● TASK INSTRUCTIONS: Find the line containing "Give me the Plotly source for this chart." and copy it exactly, along with every line after it up to and including the line containing "fig = go.Figure()". Copy nothing else.
## Start EXERCISE DATA
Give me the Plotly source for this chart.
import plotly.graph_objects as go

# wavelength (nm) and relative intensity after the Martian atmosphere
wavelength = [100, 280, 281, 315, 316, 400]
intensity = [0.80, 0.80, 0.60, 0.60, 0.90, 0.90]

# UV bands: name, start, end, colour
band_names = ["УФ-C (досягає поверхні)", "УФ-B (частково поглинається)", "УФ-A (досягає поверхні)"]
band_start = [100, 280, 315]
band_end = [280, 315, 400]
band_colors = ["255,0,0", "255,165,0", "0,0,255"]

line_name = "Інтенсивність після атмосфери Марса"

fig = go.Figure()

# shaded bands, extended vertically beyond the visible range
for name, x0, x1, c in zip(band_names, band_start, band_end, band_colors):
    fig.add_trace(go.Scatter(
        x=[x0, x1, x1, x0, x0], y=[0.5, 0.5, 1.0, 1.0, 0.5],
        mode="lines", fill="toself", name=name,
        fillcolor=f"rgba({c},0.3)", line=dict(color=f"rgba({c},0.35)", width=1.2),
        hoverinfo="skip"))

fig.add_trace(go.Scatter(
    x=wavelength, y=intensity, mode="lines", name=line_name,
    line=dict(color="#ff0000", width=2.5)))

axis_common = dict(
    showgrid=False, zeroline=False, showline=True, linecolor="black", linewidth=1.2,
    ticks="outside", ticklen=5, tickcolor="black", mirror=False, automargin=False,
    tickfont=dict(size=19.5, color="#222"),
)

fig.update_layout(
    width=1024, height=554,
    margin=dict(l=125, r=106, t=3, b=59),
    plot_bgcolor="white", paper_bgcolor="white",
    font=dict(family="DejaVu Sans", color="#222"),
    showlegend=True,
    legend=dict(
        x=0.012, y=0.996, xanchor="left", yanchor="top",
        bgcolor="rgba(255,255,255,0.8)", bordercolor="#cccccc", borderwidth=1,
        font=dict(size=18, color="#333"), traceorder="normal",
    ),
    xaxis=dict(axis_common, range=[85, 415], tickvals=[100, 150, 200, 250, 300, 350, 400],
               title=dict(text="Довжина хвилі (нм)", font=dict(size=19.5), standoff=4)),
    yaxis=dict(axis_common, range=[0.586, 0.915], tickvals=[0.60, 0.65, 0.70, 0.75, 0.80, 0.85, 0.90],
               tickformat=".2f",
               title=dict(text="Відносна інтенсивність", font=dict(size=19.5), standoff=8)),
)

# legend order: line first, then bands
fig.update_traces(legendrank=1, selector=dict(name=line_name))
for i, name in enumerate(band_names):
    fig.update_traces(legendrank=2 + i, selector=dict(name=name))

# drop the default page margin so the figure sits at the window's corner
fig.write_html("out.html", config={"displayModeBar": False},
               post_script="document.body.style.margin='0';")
## End EXERCISE DATA
## Start EXERCISE DATA
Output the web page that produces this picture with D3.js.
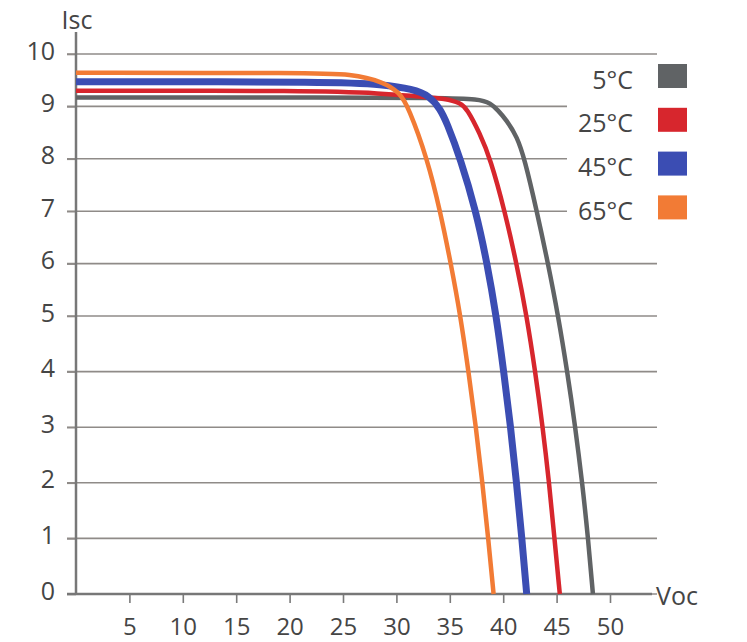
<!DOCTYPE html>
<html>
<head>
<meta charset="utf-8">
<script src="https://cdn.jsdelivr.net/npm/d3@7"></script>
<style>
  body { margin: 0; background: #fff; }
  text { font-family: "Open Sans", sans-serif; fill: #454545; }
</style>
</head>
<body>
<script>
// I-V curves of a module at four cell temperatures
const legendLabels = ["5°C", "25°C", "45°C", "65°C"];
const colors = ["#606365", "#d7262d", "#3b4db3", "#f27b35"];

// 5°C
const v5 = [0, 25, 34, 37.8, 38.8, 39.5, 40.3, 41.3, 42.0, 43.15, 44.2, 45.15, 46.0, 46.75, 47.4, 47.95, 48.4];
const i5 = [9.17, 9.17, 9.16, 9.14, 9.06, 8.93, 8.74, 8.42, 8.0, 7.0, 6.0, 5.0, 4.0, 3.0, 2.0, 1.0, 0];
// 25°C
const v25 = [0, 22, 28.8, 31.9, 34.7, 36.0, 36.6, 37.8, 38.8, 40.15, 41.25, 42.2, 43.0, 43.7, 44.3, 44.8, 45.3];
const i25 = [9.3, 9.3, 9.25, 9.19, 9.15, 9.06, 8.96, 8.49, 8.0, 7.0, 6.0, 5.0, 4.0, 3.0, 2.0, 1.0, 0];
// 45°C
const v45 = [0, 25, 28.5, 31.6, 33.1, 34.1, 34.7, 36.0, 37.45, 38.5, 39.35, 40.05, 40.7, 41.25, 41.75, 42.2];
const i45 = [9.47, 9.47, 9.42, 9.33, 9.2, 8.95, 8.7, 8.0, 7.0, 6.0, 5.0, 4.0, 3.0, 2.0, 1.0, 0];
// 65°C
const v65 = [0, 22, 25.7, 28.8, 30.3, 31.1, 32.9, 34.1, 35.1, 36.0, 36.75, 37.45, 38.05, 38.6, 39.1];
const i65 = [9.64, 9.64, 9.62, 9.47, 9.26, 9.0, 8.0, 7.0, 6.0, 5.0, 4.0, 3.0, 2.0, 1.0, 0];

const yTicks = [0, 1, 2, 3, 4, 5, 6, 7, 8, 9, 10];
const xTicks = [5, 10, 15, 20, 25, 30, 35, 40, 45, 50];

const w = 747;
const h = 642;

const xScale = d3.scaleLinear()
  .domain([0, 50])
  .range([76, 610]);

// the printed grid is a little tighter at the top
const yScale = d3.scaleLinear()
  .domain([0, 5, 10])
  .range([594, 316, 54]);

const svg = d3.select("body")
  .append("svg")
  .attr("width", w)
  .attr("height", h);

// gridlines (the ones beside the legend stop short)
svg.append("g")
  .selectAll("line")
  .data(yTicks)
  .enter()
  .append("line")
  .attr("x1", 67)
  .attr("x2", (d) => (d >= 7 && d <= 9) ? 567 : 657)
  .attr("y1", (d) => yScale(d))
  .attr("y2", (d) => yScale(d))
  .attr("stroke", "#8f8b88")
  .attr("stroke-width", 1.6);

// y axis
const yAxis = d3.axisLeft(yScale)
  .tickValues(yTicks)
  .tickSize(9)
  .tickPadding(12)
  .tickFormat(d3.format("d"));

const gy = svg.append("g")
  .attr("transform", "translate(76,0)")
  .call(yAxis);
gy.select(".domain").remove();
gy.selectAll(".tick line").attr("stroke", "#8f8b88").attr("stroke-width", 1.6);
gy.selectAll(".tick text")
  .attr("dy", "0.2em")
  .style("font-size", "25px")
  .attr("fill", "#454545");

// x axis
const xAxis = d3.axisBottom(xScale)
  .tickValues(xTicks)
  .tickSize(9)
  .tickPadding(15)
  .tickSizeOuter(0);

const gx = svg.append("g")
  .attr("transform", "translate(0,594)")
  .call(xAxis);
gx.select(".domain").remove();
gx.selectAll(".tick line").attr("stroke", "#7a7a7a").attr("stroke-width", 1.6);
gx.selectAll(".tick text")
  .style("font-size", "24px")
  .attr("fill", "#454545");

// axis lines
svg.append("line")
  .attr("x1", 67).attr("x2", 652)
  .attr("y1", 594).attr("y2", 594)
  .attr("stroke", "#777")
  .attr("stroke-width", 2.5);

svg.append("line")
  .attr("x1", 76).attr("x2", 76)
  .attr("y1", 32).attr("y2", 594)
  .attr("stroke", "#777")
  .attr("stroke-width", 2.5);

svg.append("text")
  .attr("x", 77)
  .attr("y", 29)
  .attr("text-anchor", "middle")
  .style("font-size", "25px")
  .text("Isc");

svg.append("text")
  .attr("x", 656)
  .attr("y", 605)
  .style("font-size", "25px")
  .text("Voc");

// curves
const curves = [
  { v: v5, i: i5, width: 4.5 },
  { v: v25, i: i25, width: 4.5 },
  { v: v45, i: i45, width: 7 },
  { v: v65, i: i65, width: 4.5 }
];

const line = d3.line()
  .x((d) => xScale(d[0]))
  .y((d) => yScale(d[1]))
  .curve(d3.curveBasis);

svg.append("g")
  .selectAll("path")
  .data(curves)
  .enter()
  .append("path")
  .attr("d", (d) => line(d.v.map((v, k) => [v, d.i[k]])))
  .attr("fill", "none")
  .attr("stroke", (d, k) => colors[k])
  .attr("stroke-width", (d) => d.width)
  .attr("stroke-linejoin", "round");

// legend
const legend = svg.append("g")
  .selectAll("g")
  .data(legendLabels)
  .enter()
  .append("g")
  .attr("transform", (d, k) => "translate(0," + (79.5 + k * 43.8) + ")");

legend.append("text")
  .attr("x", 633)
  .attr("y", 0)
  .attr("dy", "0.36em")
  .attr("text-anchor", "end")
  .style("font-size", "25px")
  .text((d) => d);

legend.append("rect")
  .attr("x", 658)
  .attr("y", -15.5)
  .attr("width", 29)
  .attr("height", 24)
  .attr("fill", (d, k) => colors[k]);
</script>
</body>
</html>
## End EXERCISE DATA
● FULL ANSWER:
Give me the Plotly source for this chart.
import plotly.graph_objects as go

# wavelength (nm) and relative intensity after the Martian atmosphere
wavelength = [100, 280, 281, 315, 316, 400]
intensity = [0.80, 0.80, 0.60, 0.60, 0.90, 0.90]

# UV bands: name, start, end, colour
band_names = ["УФ-C (досягає поверхні)", "УФ-B (частково поглинається)", "УФ-A (досягає поверхні)"]
band_start = [100, 280, 315]
band_end = [280, 315, 400]
band_colors = ["255,0,0", "255,165,0", "0,0,255"]

line_name = "Інтенсивність після атмосфери Марса"

fig = go.Figure()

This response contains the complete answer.